On the very last leg of the trip, the call goes out for coffee and/or dinner, and the result (thanks to my wife and her iPhone) is the Romanacci Pizza Bar, located a few minutes off the Merritt Parkway in Trumbull, Connecticut, where we enjoy calamari, lobster ravioli, a white pizza with sausage and spinach, and Italian coffee. The baby has a wonderful time but keeps grabbing at my eyeglasses, and so I take them off and eat blindly (or nearsightedly, to be accurate) for the evening.
Did you know that you can buy souvenirs of the Interstate Highway System? T-shirts, stickers, holiday ornaments, etc. etc are available; check out the link below. I’ve NEVER seen anyone wear a T-shirt emblazoned with the logo of an interstate highway, but I’ll wager that fanboy is out there, behind the wheel of a car or pick-up or eighteen-wheeler, feeling good about himself and life in general. Or maybe a fangirl feeling good about herself.
The vacation is now over, and notwithstanding the upcoming Labor Day weekend, my regular work-a-day life has resumed. I am heartened, perhaps unreasonably so, but still, I am heartened by the unexpected ascension of the accomplished, charismatic progressive Andrew Gillum, mayor of Tallahassee, to be the Democrats’ nominee for governor of Florida. In the November election he will face some Republican poseur who wraps himself in the MAGA flag of Trump. We need to get Andrew elected! Go Gillum, go get ’em! Let’s make it happen, people!
Of course, we are talking about Florida. So many human souls in their many subcategories, including the natives, the snowbirds and retirees, as well as immigrants from the islands of the Caribbean and points south, and don’t forget the good ol’ boys and gals from points north. Every Floridian I’ve met acknowledges that Florida is…well…there’s no real word for the description, in any language. So I’ll try another way.
At night, regardless of national origin or politics, the spirits of all Floridians descend around a giant inky cauldron that fills a sinkhole in the center of the peninsula, near Disney World. As they perform the exotic dances of their tribes and recite the incantations of their religious traditions, into the cauldron they toss assorted unsavory body parts of alligators, manatees, and other native fauna, sometimes in a puree with handy chemicals, such as herbicides or pesticides, or orange juice concentrate. Those ingredients have been stewing for many years now, under the heat of the unrelenting sun and the warming of the carbon-filled air, and blessed by the transient hurricanes and floods and red tides and algal blooms. No one has any idea what New Entity will eventually emerge from the cauldron. But emerge it shall, one of these days.

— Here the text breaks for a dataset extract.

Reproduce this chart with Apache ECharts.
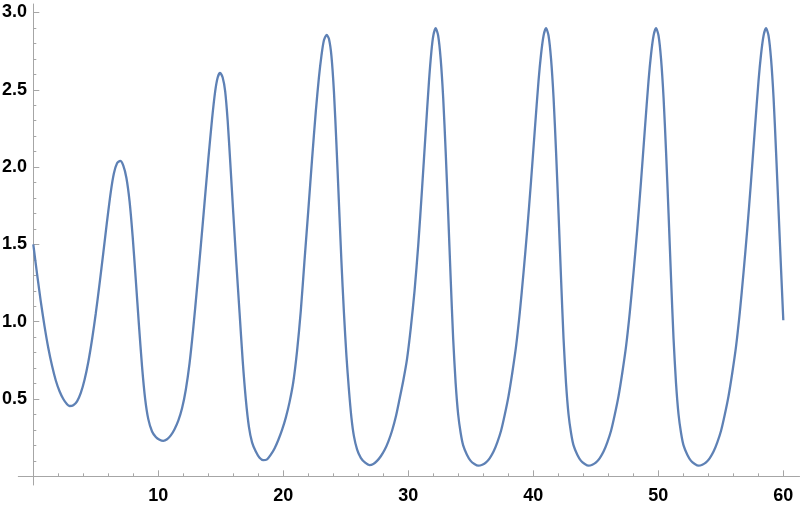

I don’t envy the office of Governor of Florida when that day arrives.
Back to that last leg of the car trip, when we are driving through Connecticut, my wife asks me what the date is. It dawns on me that I don’t rightly know, which is certainly a sign that we’ve been on vacation, with normal demands and protocols on suspended leave. So I look at my watch, which displays the proper information, and I announce, to my personal surprise, that the date is Friday, August 24th, 2018.
Well, we made it home to Massachusetts without incident, and now September is just around the corner. Enjoy the fall, and the Jewish New Year if you celebrate that—or even if you don’t.